At least one submarine is always at sea so a continuous deterrent can be maintained.
The government is already spending lots of money on potential plans and possible designs for new submarines that would deliver the Trident missiles.
The main, final decision to go ahead and build the new submarines was expected to be taken in 2014. This is known in military jargon as the "main gate" decision, the point of no return when ministers sign contracts and start spending billions of pounds.
However, ministers are now looking at pushing this "main gate" decision into the next parliament, in 2015 or beyond.
Budgetary pressures
Any delay would ease the short-term pressure on the defence budget which is facing substantial cuts under the spending review.
Critics say delaying spending money on replacing Trident will cost the taxpayer more in the long run as it will risk losing the skills of engineers who might lose their jobs if there is no work for them, and will increase the costs of repairing existing Vanguard submarines which will have to last for longer.
Treasury Minister Justine Greening told BBC2's Newsnight that she could not prejudge the outcome of next month's spending review but there would inevitably be difficult decisions.
Conservative MP Bernard Jenkin, a former defence spokesman, warned on BBC Radio 4's Today that it would be "extremely divisive" if the coalition agreement on Trident were abandoned.

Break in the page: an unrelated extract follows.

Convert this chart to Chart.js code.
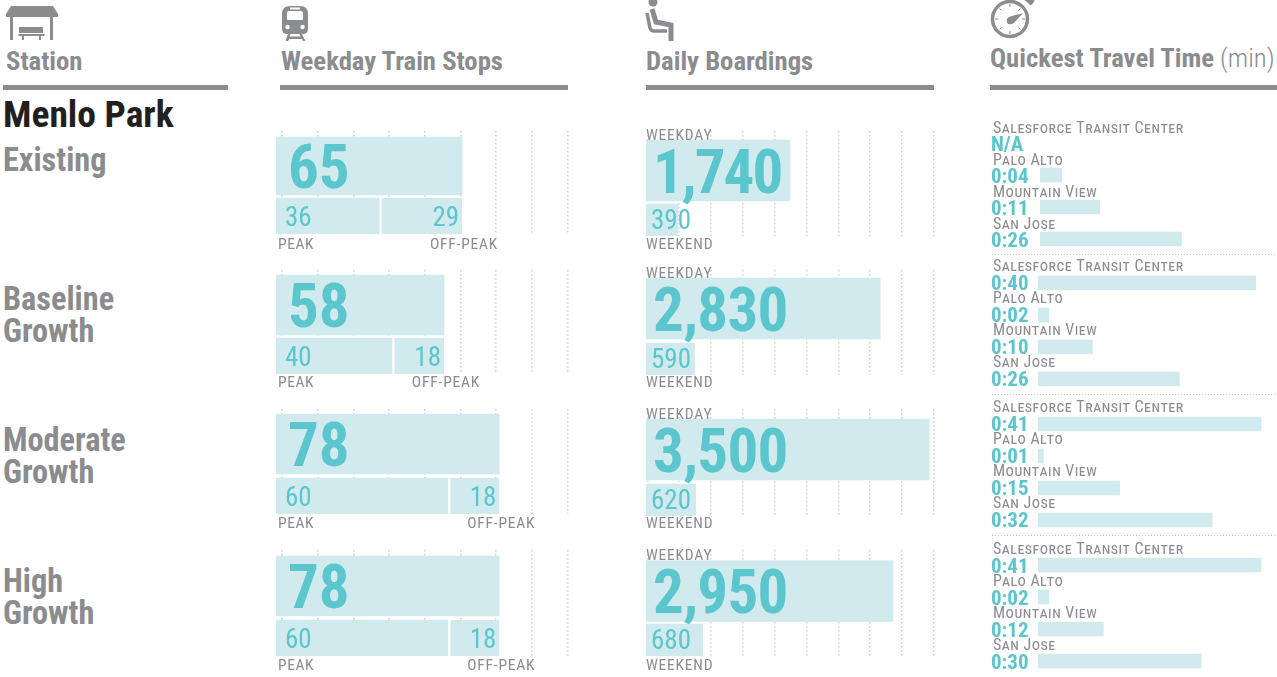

He said he did not think that the delay would happen because it would "disturb the Conservative Party very, very much" and would be the "maddest" decision to take, increasing the long term costs of replacing Trident and undermine the UK's foreign policy.
Seaborne presence
But former Liberal Democrat leader Sir Menzies Campbell told the same programme it made "no sense" to be committed to a like-for-like replacement of a nuclear weapons system designed for the cold war era.
He said decisions made in the next few weeks for the strategic defence review could not be reversed, so it made sense to look at other alternatives for a future British nuclear weapons system.
In a report published on Wednesday, MPs urged ministers to clarify how a replacement for Trident - which it is estimated could cost up to £20bn - will be funded.
The Treasury has made clear that the Ministry of Defence will have to cover the cost from its own budget, which is facing reported cuts of between 10% to 20% over the next four years. Responding to the report, Lib Dem Defence Minister Nick Harvey said there were "big debates" to be had about the cost of renewing Trident - currently the subject of a value for money exercise.
But he insisted that this would not impact on the current spending round - the details of which will be announced next month - as the bulk of expenditure will be after 2015.